WHAT TO PRODUCE
Please write out the lines of the data exactly, beginning with the first and ending with the line containing "bg.set_axis_off()"; leave the pictures behind.

DATA SECTION
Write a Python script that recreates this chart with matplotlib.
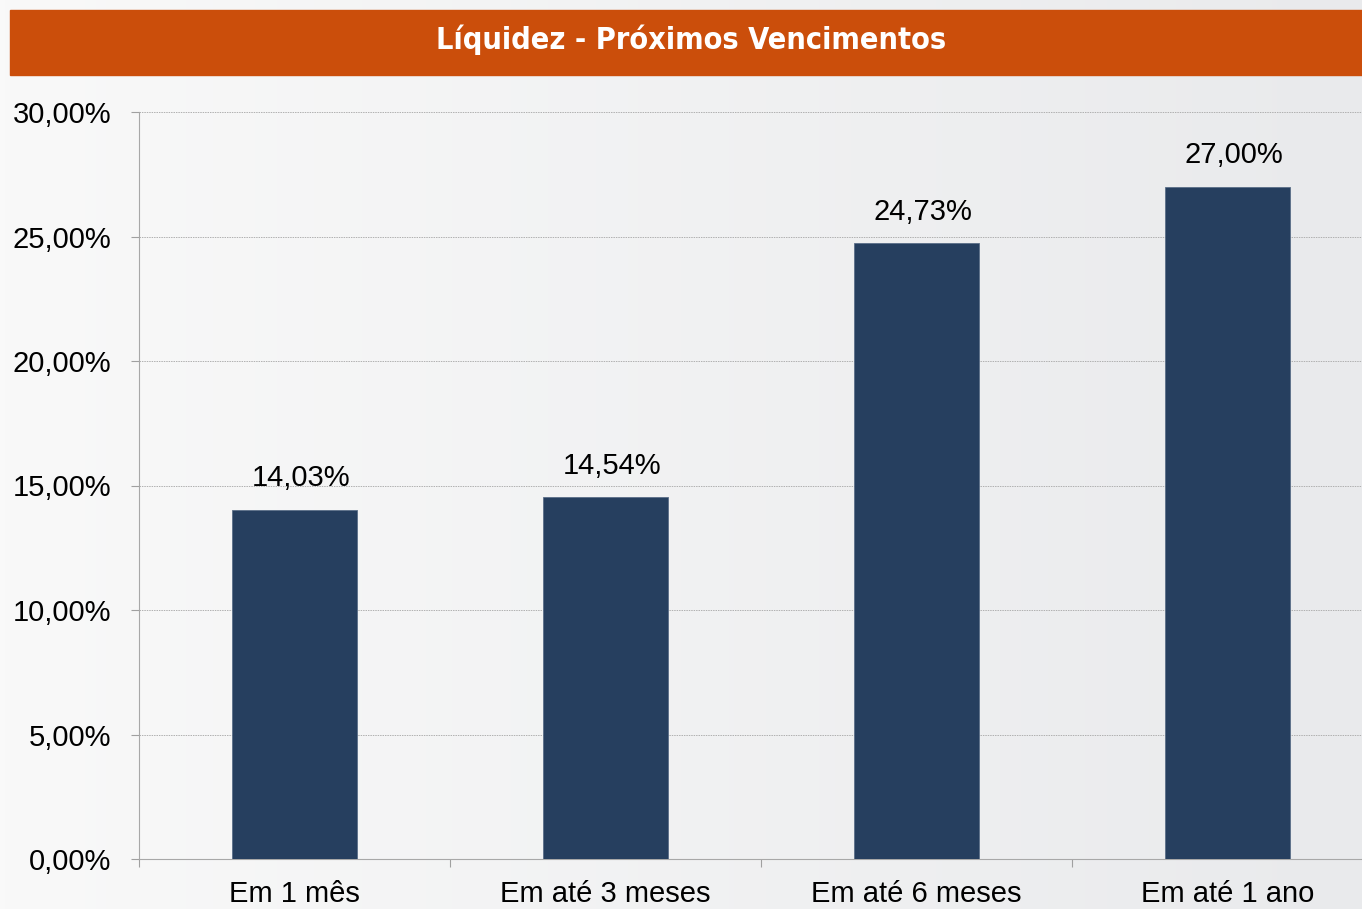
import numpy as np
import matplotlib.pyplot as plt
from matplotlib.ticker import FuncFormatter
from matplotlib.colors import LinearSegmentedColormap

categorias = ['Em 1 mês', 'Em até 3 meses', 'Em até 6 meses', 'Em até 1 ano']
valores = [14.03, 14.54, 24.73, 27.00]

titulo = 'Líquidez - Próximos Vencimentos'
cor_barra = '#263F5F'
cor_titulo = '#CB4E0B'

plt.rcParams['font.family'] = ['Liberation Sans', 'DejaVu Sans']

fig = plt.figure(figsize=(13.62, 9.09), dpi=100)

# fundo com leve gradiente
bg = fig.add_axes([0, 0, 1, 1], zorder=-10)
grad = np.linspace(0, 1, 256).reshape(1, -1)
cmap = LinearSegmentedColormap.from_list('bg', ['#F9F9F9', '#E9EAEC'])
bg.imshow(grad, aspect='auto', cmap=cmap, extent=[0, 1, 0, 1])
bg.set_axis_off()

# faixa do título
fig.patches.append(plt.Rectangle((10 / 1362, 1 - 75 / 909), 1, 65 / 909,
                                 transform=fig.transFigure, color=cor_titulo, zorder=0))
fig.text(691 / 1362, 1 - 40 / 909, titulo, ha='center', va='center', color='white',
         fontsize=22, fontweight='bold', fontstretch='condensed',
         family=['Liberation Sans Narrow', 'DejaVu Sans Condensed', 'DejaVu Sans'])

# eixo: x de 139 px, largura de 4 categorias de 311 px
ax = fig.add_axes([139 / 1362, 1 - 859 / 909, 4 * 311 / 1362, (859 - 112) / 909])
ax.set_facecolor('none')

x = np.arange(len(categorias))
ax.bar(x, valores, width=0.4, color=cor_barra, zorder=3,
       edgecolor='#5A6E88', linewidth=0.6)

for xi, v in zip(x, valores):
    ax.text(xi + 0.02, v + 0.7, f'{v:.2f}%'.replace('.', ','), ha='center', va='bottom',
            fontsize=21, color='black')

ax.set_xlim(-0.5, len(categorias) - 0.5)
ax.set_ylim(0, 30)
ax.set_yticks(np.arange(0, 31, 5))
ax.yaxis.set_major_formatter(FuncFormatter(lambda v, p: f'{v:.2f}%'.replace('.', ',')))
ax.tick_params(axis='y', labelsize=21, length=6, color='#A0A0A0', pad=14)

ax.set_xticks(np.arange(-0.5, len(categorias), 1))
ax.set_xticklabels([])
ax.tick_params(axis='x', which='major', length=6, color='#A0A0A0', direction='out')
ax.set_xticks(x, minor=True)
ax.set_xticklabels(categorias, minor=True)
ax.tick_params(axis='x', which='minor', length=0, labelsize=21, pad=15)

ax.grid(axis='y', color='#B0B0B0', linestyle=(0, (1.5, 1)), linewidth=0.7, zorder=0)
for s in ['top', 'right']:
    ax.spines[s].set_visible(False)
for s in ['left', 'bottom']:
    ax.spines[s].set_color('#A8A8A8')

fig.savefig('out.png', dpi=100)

WRITTEN SOLUTION
Write a Python script that recreates this chart with matplotlib.
import numpy as np
import matplotlib.pyplot as plt
from matplotlib.ticker import FuncFormatter
from matplotlib.colors import LinearSegmentedColormap

categorias = ['Em 1 mês', 'Em até 3 meses', 'Em até 6 meses', 'Em até 1 ano']
valores = [14.03, 14.54, 24.73, 27.00]

titulo = 'Líquidez - Próximos Vencimentos'
cor_barra = '#263F5F'
cor_titulo = '#CB4E0B'

plt.rcParams['font.family'] = ['Liberation Sans', 'DejaVu Sans']

fig = plt.figure(figsize=(13.62, 9.09), dpi=100)

# fundo com leve gradiente
bg = fig.add_axes([0, 0, 1, 1], zorder=-10)
grad = np.linspace(0, 1, 256).reshape(1, -1)
cmap = LinearSegmentedColormap.from_list('bg', ['#F9F9F9', '#E9EAEC'])
bg.imshow(grad, aspect='auto', cmap=cmap, extent=[0, 1, 0, 1])
bg.set_axis_off()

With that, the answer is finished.